> _WHAT YOU WILL DO_:
Retype the opening lines of the data exactly, stopping after the line that contains "0.926, 0.885, 0.86];". Skip every picture.

> _DATASET SECTION_:
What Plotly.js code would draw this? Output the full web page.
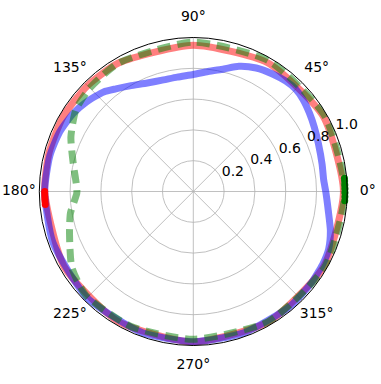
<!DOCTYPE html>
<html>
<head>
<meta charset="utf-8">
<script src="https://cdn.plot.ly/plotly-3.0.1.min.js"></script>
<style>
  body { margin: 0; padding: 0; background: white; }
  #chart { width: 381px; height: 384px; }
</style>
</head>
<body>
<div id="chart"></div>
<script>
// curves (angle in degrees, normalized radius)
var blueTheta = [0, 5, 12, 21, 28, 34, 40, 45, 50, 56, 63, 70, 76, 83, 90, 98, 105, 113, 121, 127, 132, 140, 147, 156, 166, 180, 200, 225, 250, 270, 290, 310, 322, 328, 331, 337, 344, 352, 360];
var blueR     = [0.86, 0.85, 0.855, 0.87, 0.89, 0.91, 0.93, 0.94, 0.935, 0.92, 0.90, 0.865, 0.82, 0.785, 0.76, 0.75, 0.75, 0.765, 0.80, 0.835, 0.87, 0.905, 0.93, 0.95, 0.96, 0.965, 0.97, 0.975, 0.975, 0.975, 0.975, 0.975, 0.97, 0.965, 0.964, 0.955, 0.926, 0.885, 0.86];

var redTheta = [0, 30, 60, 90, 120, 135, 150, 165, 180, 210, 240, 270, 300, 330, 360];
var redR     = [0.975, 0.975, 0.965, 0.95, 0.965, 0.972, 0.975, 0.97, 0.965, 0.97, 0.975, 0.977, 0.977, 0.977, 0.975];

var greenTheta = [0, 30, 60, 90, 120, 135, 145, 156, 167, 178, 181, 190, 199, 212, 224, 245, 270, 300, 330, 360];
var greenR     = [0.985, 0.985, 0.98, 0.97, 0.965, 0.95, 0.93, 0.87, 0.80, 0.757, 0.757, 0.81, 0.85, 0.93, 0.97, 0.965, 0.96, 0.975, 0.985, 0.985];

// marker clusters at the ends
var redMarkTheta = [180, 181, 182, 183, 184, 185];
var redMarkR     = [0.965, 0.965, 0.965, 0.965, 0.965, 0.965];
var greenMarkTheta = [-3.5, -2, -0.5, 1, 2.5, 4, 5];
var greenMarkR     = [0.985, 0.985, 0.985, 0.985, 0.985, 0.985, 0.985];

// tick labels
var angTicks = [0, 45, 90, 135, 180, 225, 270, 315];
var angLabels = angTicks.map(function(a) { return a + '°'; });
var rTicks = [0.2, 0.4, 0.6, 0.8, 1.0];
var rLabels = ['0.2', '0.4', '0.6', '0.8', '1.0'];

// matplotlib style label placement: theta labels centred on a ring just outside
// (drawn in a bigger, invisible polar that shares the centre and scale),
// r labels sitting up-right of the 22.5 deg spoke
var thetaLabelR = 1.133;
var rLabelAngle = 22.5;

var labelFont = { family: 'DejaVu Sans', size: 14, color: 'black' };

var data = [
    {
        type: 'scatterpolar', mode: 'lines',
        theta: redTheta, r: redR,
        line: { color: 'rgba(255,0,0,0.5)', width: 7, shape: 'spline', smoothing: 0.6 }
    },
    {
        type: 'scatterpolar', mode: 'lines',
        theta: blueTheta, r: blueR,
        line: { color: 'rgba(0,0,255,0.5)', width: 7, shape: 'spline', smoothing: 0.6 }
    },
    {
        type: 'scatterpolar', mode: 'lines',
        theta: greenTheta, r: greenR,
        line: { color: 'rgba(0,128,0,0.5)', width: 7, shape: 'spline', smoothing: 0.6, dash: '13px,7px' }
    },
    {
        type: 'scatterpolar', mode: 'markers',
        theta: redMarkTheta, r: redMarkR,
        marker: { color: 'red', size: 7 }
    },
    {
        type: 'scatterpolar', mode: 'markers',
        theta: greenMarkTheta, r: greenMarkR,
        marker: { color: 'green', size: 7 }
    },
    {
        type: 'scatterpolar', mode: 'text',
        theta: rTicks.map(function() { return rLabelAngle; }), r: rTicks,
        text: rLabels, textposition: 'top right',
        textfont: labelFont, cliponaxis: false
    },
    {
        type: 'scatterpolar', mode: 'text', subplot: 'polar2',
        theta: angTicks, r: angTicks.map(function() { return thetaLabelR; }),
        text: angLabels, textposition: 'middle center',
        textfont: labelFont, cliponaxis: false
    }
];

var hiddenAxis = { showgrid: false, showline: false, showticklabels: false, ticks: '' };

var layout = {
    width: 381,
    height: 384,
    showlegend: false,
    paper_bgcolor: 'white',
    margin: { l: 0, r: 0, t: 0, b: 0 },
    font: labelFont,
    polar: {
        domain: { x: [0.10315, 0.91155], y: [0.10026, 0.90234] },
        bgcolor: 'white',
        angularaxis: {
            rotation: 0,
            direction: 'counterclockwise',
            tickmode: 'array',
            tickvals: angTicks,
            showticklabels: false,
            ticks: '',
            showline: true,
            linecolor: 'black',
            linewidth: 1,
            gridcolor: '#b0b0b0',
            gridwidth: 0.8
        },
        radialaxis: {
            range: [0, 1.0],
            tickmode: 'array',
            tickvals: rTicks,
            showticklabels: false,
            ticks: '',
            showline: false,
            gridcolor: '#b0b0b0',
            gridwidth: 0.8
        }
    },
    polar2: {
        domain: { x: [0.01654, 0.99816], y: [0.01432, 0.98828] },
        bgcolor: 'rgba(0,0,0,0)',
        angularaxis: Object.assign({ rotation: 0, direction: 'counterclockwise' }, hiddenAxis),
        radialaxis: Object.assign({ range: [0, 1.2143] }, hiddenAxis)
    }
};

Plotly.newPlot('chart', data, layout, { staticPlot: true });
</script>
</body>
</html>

> _ANSWER TO THE PROBLEM_:
What Plotly.js code would draw this? Output the full web page.
<!DOCTYPE html>
<html>
<head>
<meta charset="utf-8">
<script src="https://cdn.plot.ly/plotly-3.0.1.min.js"></script>
<style>
  body { margin: 0; padding: 0; background: white; }
  #chart { width: 381px; height: 384px; }
</style>
</head>
<body>
<div id="chart"></div>
<script>
// curves (angle in degrees, normalized radius)
var blueTheta = [0, 5, 12, 21, 28, 34, 40, 45, 50, 56, 63, 70, 76, 83, 90, 98, 105, 113, 121, 127, 132, 140, 147, 156, 166, 180, 200, 225, 250, 270, 290, 310, 322, 328, 331, 337, 344, 352, 360];
var blueR     = [0.86, 0.85, 0.855, 0.87, 0.89, 0.91, 0.93, 0.94, 0.935, 0.92, 0.90, 0.865, 0.82, 0.785, 0.76, 0.75, 0.75, 0.765, 0.80, 0.835, 0.87, 0.905, 0.93, 0.95, 0.96, 0.965, 0.97, 0.975, 0.975, 0.975, 0.975, 0.975, 0.97, 0.965, 0.964, 0.955, 0.926, 0.885, 0.86];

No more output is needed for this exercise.